Our philosophy is to organize races that are attractive to kids and adult racers, not forgetting about their families. In the past years, our goal to make ski sports recognizable and produce a good image in our country has seen great progress.”
FIS Newsflash: Which challenges did you encounter?
Dinars Dorss: “The country with 2 million inhabitants has no real mountains and a short winter. Ski sports have never been a priority in people’s minds, therefore finding the necessary budget and right people to work with have been real challenges.”
FIS Newsflash: Which are your strongest disciplines and how do you promote them?

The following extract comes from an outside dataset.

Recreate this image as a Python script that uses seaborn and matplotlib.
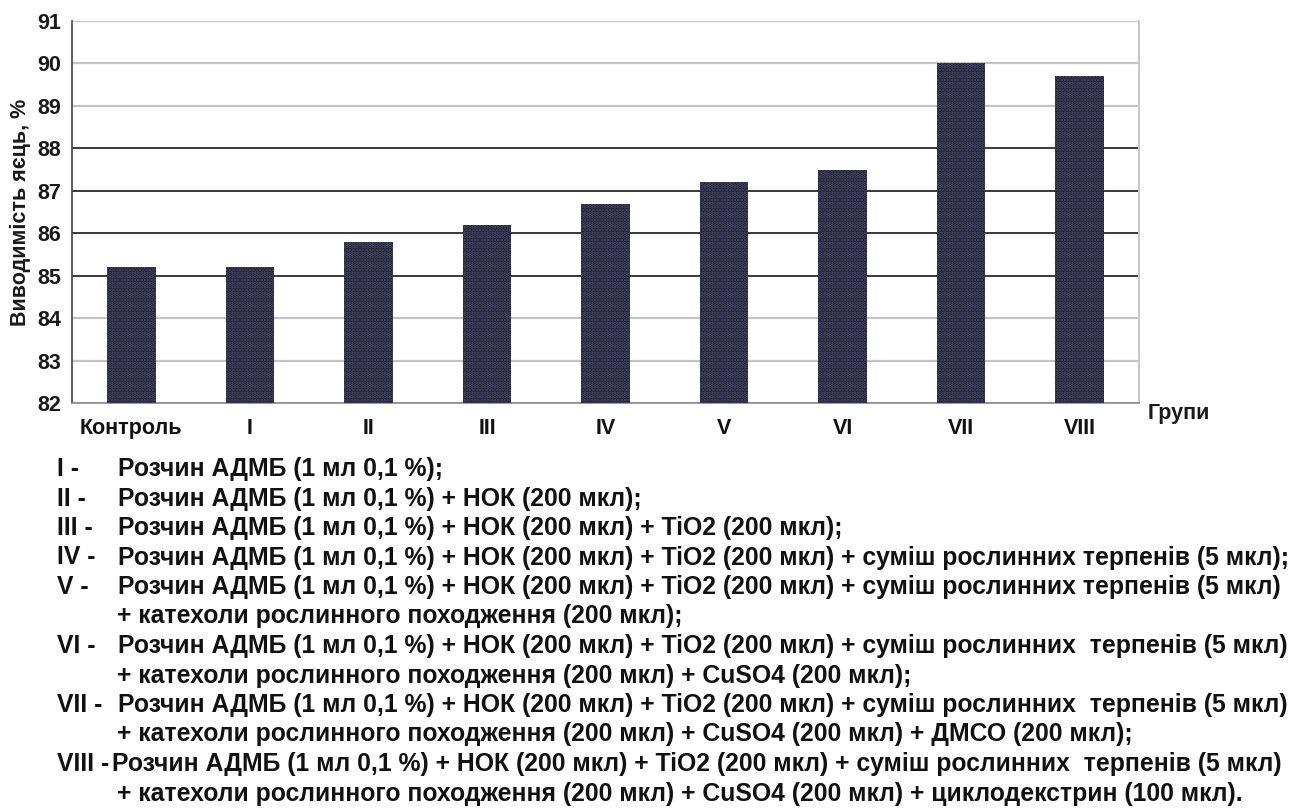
import matplotlib
matplotlib.use("Agg")
import matplotlib.pyplot as plt
import seaborn as sns
import pandas as pd

# Hatchability of eggs by treatment group
groups = ["Контроль", "I", "II", "III", "IV", "V", "VI", "VII", "VIII"]
hatchability = [85.2, 85.2, 85.8, 86.2, 86.7, 87.2, 87.5, 90.0, 89.7]
y_ticks = [82, 83, 84, 85, 86, 87, 88, 89, 90, 91]

# Group descriptions printed under the chart
note_prefixes = ["I -", "II -", "III -", "IV -", "V -", "", "VI -", "", "VII -", "", "VIII -", ""]
note_texts = [
    "Розчин АДМБ (1 мл 0,1 %);",
    "Розчин АДМБ (1 мл 0,1 %) + НОК (200 мкл);",
    "Розчин АДМБ (1 мл 0,1 %) + НОК (200 мкл) + TiO2 (200 мкл);",
    "Розчин АДМБ (1 мл 0,1 %) + НОК (200 мкл) + TiO2 (200 мкл) + суміш рослинних терпенів (5 мкл);",
    "Розчин АДМБ (1 мл 0,1 %) + НОК (200 мкл) + TiO2 (200 мкл) + суміш рослинних терпенів (5 мкл)",
    "+ катехоли рослинного походження (200 мкл);",
    "Розчин АДМБ (1 мл 0,1 %) + НОК (200 мкл) + TiO2 (200 мкл) + суміш рослинних  терпенів (5 мкл)",
    "+ катехоли рослинного походження (200 мкл) + CuSO4 (200 мкл);",
    "Розчин АДМБ (1 мл 0,1 %) + НОК (200 мкл) + TiO2 (200 мкл) + суміш рослинних  терпенів (5 мкл)",
    "+ катехоли рослинного походження (200 мкл) + CuSO4 (200 мкл) + ДМСО (200 мкл);",
    "Розчин АДМБ (1 мл 0,1 %) + НОК (200 мкл) + TiO2 (200 мкл) + суміш рослинних  терпенів (5 мкл)",
    "+ катехоли рослинного походження (200 мкл) + CuSO4 (200 мкл) + циклодекстрин (100 мкл).",
]

sns.set_theme(style="white")
plt.rcParams["font.family"] = ["Liberation Sans", "DejaVu Sans"]
plt.rcParams["hatch.linewidth"] = 1.8

df = pd.DataFrame({"group": groups, "value": hatchability})

W, H = 1293, 810
fig = plt.figure(figsize=(W / 100, H / 100), dpi=100)
ax = fig.add_axes([72 / W, 1 - 403 / H, (1139 - 72) / W, (403 - 21) / H])

sns.barplot(data=df, x="group", y="value", ax=ax, width=0.41,
            color="#16151f", saturation=1, zorder=3)
for p in ax.patches:
    p.set_facecolor("#16151f")
    p.set_edgecolor("#4f4e76")
    p.set_hatch(".....")
    p.set_linewidth(0)

ax.set_ylim(82, 91)
ax.set_xlim(-0.5, len(groups) - 0.5)
ax.set_yticks(y_ticks)
ax.set_yticklabels([str(t) for t in y_ticks], fontsize=15.5, fontweight="bold", color="#1a1a1a")
ax.set_xticks(range(len(groups)))
ax.set_xticklabels(groups, fontsize=15.5, fontweight="bold", color="#111111")
ax.set_xticks([i - 0.5 for i in range(len(groups) + 1)], minor=True)

ax.tick_params(axis="x", which="major", length=0, pad=11)
ax.tick_params(axis="x", which="minor", length=5, width=1, color="#8a8a8a", direction="out")
ax.tick_params(axis="y", which="major", length=5, width=1, color="#555555", direction="out", pad=3)

ax.yaxis.grid(True, zorder=0)
for tick, val in zip(ax.yaxis.get_major_ticks(), y_ticks):
    dark = 85 <= val <= 88
    tick.gridline.set_color("#2a2a2a" if dark else "#c4c4c4")
    tick.gridline.set_linewidth(1.3 if dark else 1.6)
ax.set_axisbelow(True)

ax.spines["top"].set_visible(False)
ax.spines["left"].set_color("#444444")
ax.spines["left"].set_linewidth(1.2)
ax.spines["bottom"].set_color("#8a8a8a")
ax.spines["bottom"].set_linewidth(1.2)
ax.spines["right"].set_color("#c8c8c8")
ax.spines["right"].set_linewidth(1.4)

ax.set_xlabel("")
ax.set_ylabel("Виводимість яєць, %", fontsize=15.5, fontweight="bold", color="#1a1a1a", labelpad=4)
fig.text(1148 / W, 1 - 413 / H, "Групи", fontsize=15.5, fontweight="bold",
         color="#1a1a1a", ha="left", va="center")

# Notes block, every line sharing a common baseline grid
base0, dy = 476, 29.5
note_size = 17.8
body_x = {"VIII -": 112}
for i, (pre, txt) in enumerate(zip(note_prefixes, note_texts)):
    y = 1 - (base0 + i * dy) / H
    if pre:
        fig.text(57 / W, y, pre, fontsize=note_size, fontweight="bold", color="#111111",
                 ha="left", va="baseline")
        fig.text(body_x.get(pre, 118) / W, y, txt, fontsize=note_size, fontweight="bold",
                 color="#111111", ha="left", va="baseline")
    else:
        fig.text(117 / W, y, txt, fontsize=note_size, fontweight="bold",
                 color="#111111", ha="left", va="baseline")

fig.savefig("out.png", dpi=100, facecolor="white")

Dinars Dorss: “Currently, Cross-Country Skiing remains our strongest discipline because of the availability of cross-country tracks. In terms of results, Alpine skiers are on a good way towards the first ever top 100 skier. With local youth races becoming more and more popular, we have gathered a national team of 14 athletes for the 2012/2013 Alpine ski season. We are also on a good track to qualify for the 2014 Sochi Games both in Alpine and Cross-Country skiing. Snowboarding and Freestyle skiing have as well reported more activity and enthusiastic athletes. In 2010, we hosted the first FIS snowboard cross race which was a challenge for a no-mountain country.
To promote the sports, we have established a system of competitions for all levels of skiers. Reaching from a “wolf cup” competition series for youngsters aged 4 to 9, to Latvian Youth Cups for 10 to 15 year olds from Latvia, Estonia and Lithuania. In addition, adult races focus on keeping skiers in the sport for as long as possible. A big step forward has also been collaboration with a Finnish Ski resort of Suomu to run our annual National Championships in good snow conditions. This ski resort has also become the official training site of our national team.”
FIS Newsflash: What does your engagement in “Bring Children to the Snow” look like?
Dinars Dorss: “The “wolf cup” series gathering up to 140 younger kids helps us encourage more and more families to bring children to ski sports. Last season, the World Snow Day saw a pretty good success and will continue in future. It helps us attract children who are not involved in any sports clubs yet. The event focuses on the whole family, providing kids as well as parents with fun activity on snow.
In future, we are planning a „Snowkidz” project which will be affiliated to our National Youth Olympic Games gathering around 1200 Latvian school kids who compete in seven winter sports with a strong focus on ski sports.”
FIS Newsflash: What are your future goals?
Dinars Dorss: “We are in a period of proving our status among other winter sports which are more popular in the country such as skeleton, luge, bobsleigh and ice hockey. Our main long-term goal is to show people in our country that it is possible to be among the best in the world if you are from Latvia. Overall, we want to show families that ski sports have many attractive sides, so they decide in favor of ski when choosing a sport for their children.”